[start]

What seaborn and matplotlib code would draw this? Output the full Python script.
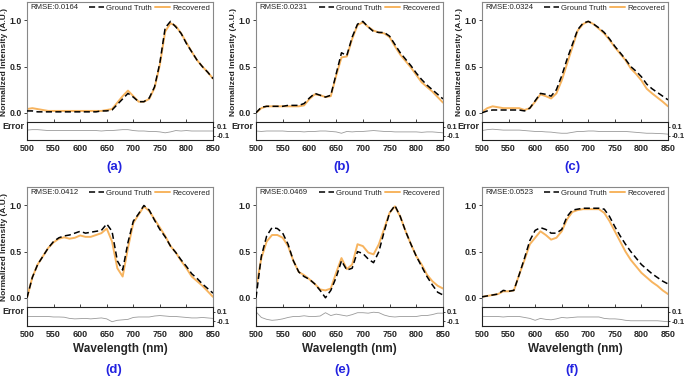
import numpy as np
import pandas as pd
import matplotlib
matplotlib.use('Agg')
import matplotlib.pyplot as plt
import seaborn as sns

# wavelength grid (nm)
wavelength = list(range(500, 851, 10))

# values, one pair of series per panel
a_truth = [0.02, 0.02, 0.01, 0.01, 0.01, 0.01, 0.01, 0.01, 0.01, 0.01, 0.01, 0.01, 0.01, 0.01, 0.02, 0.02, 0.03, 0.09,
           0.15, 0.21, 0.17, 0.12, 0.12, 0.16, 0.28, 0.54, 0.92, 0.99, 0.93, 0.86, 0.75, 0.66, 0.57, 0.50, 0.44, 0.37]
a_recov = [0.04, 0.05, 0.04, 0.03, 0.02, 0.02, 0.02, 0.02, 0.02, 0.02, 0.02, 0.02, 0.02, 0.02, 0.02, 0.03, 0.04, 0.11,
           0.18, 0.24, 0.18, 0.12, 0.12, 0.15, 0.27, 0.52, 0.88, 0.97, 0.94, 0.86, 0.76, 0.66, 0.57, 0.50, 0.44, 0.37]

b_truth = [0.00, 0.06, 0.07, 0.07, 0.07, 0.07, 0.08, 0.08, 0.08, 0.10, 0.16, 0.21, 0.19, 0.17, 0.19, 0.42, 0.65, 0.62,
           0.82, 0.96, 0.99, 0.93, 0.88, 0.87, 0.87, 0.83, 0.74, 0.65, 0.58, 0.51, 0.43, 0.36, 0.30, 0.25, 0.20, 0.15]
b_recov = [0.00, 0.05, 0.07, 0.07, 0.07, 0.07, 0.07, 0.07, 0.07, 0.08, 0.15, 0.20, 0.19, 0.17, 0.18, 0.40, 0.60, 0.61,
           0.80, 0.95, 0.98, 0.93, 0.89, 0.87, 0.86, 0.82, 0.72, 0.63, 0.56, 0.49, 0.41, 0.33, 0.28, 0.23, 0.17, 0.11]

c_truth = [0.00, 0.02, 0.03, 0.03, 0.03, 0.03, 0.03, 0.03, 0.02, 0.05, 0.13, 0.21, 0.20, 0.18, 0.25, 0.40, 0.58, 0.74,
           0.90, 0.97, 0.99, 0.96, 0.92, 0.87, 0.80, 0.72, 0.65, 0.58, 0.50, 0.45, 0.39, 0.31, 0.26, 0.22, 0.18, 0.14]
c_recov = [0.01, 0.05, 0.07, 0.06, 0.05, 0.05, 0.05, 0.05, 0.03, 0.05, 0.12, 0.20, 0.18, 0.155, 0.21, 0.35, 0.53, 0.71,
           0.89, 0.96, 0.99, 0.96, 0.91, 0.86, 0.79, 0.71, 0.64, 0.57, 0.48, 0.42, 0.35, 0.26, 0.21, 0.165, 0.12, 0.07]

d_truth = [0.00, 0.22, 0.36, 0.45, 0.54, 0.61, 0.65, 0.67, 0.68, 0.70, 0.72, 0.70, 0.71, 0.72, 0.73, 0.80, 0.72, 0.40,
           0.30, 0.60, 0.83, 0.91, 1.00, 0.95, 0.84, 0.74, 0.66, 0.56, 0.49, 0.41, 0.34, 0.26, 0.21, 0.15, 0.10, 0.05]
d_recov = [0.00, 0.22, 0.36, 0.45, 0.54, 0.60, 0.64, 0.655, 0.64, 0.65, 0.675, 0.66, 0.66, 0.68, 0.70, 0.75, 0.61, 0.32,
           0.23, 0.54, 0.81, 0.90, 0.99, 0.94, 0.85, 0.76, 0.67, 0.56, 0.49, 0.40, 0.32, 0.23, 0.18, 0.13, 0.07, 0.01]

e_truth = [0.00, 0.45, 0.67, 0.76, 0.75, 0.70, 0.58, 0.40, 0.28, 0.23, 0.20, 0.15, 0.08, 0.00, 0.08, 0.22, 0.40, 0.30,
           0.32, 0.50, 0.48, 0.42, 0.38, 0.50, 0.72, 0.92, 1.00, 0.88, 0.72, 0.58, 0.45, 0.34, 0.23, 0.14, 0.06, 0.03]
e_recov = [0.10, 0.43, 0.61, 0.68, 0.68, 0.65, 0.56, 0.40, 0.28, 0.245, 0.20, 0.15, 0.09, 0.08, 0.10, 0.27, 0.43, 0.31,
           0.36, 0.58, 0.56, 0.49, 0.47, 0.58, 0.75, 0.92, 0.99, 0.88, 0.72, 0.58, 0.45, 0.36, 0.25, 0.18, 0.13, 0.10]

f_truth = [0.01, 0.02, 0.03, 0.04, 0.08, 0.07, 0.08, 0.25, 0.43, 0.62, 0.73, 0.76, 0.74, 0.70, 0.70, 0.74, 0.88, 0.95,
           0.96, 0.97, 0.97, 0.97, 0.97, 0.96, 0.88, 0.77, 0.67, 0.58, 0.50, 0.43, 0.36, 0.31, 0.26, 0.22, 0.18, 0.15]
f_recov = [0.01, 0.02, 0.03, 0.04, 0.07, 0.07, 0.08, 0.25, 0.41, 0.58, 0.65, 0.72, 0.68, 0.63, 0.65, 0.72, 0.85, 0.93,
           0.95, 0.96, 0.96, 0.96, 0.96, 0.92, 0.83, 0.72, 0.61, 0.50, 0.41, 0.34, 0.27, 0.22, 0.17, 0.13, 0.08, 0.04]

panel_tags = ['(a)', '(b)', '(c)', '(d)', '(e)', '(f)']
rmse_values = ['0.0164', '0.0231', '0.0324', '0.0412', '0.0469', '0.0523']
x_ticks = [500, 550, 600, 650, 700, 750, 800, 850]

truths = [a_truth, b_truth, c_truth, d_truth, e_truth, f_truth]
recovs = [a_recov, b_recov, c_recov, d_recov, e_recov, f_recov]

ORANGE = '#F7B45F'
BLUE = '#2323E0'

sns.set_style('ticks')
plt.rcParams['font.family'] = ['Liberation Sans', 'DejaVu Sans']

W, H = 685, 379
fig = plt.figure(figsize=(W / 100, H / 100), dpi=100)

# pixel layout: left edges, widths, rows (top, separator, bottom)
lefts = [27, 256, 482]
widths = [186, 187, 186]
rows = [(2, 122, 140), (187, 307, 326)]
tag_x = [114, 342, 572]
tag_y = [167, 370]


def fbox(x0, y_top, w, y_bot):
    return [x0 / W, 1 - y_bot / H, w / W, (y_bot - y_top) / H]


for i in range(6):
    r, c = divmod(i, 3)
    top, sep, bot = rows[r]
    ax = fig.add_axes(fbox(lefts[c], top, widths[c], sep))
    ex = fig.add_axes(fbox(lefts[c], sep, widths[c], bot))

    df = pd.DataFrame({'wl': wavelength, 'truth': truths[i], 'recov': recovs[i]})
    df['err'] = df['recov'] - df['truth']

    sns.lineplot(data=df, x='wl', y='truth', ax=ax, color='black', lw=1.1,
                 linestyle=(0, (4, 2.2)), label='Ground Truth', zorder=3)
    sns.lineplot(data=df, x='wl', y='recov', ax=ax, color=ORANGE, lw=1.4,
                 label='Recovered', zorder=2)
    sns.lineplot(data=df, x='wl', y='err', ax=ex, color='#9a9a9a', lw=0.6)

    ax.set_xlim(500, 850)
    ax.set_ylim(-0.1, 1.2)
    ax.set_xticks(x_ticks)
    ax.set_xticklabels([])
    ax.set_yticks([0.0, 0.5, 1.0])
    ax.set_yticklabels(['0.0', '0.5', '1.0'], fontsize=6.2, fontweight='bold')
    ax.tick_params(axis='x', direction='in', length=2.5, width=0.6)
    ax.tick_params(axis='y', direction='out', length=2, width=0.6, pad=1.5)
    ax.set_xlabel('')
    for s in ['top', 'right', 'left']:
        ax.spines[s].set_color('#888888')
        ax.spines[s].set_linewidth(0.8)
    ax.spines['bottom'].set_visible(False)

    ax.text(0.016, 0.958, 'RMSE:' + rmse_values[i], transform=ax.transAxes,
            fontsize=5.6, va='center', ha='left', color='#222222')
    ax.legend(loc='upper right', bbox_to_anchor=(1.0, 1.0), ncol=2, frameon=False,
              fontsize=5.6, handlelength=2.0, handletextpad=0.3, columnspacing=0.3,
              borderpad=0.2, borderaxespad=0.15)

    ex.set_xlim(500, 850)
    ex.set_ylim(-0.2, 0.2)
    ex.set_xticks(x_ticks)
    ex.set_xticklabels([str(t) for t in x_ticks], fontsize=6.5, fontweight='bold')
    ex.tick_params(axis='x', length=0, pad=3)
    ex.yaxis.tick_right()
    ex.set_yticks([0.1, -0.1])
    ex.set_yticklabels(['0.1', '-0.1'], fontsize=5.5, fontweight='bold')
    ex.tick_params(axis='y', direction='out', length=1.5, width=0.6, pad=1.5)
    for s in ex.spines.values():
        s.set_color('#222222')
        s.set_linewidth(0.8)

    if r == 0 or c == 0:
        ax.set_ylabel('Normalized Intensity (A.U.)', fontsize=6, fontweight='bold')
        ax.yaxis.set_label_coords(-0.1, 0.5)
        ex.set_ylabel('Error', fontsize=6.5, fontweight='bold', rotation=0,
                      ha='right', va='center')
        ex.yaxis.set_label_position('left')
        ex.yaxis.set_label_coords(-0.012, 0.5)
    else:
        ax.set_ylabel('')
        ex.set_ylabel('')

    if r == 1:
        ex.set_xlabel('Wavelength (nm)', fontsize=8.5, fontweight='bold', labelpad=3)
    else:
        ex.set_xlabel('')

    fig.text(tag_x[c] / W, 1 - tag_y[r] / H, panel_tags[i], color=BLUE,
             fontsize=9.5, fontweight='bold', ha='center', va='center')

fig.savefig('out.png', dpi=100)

[end]

Exercise prompt:
Reproduce the data above word for word from its first line through the line that holds "0.165, 0.12, 0.07]", both ends included; skip pictures.

Worked solution:
What seaborn and matplotlib code would draw this? Output the full Python script.
import numpy as np
import pandas as pd
import matplotlib
matplotlib.use('Agg')
import matplotlib.pyplot as plt
import seaborn as sns

# wavelength grid (nm)
wavelength = list(range(500, 851, 10))

# values, one pair of series per panel
a_truth = [0.02, 0.02, 0.01, 0.01, 0.01, 0.01, 0.01, 0.01, 0.01, 0.01, 0.01, 0.01, 0.01, 0.01, 0.02, 0.02, 0.03, 0.09,
           0.15, 0.21, 0.17, 0.12, 0.12, 0.16, 0.28, 0.54, 0.92, 0.99, 0.93, 0.86, 0.75, 0.66, 0.57, 0.50, 0.44, 0.37]
a_recov = [0.04, 0.05, 0.04, 0.03, 0.02, 0.02, 0.02, 0.02, 0.02, 0.02, 0.02, 0.02, 0.02, 0.02, 0.02, 0.03, 0.04, 0.11,
           0.18, 0.24, 0.18, 0.12, 0.12, 0.15, 0.27, 0.52, 0.88, 0.97, 0.94, 0.86, 0.76, 0.66, 0.57, 0.50, 0.44, 0.37]

b_truth = [0.00, 0.06, 0.07, 0.07, 0.07, 0.07, 0.08, 0.08, 0.08, 0.10, 0.16, 0.21, 0.19, 0.17, 0.19, 0.42, 0.65, 0.62,
           0.82, 0.96, 0.99, 0.93, 0.88, 0.87, 0.87, 0.83, 0.74, 0.65, 0.58, 0.51, 0.43, 0.36, 0.30, 0.25, 0.20, 0.15]
b_recov = [0.00, 0.05, 0.07, 0.07, 0.07, 0.07, 0.07, 0.07, 0.07, 0.08, 0.15, 0.20, 0.19, 0.17, 0.18, 0.40, 0.60, 0.61,
           0.80, 0.95, 0.98, 0.93, 0.89, 0.87, 0.86, 0.82, 0.72, 0.63, 0.56, 0.49, 0.41, 0.33, 0.28, 0.23, 0.17, 0.11]

c_truth = [0.00, 0.02, 0.03, 0.03, 0.03, 0.03, 0.03, 0.03, 0.02, 0.05, 0.13, 0.21, 0.20, 0.18, 0.25, 0.40, 0.58, 0.74,
           0.90, 0.97, 0.99, 0.96, 0.92, 0.87, 0.80, 0.72, 0.65, 0.58, 0.50, 0.45, 0.39, 0.31, 0.26, 0.22, 0.18, 0.14]
c_recov = [0.01, 0.05, 0.07, 0.06, 0.05, 0.05, 0.05, 0.05, 0.03, 0.05, 0.12, 0.20, 0.18, 0.155, 0.21, 0.35, 0.53, 0.71,
           0.89, 0.96, 0.99, 0.96, 0.91, 0.86, 0.79, 0.71, 0.64, 0.57, 0.48, 0.42, 0.35, 0.26, 0.21, 0.165, 0.12, 0.07]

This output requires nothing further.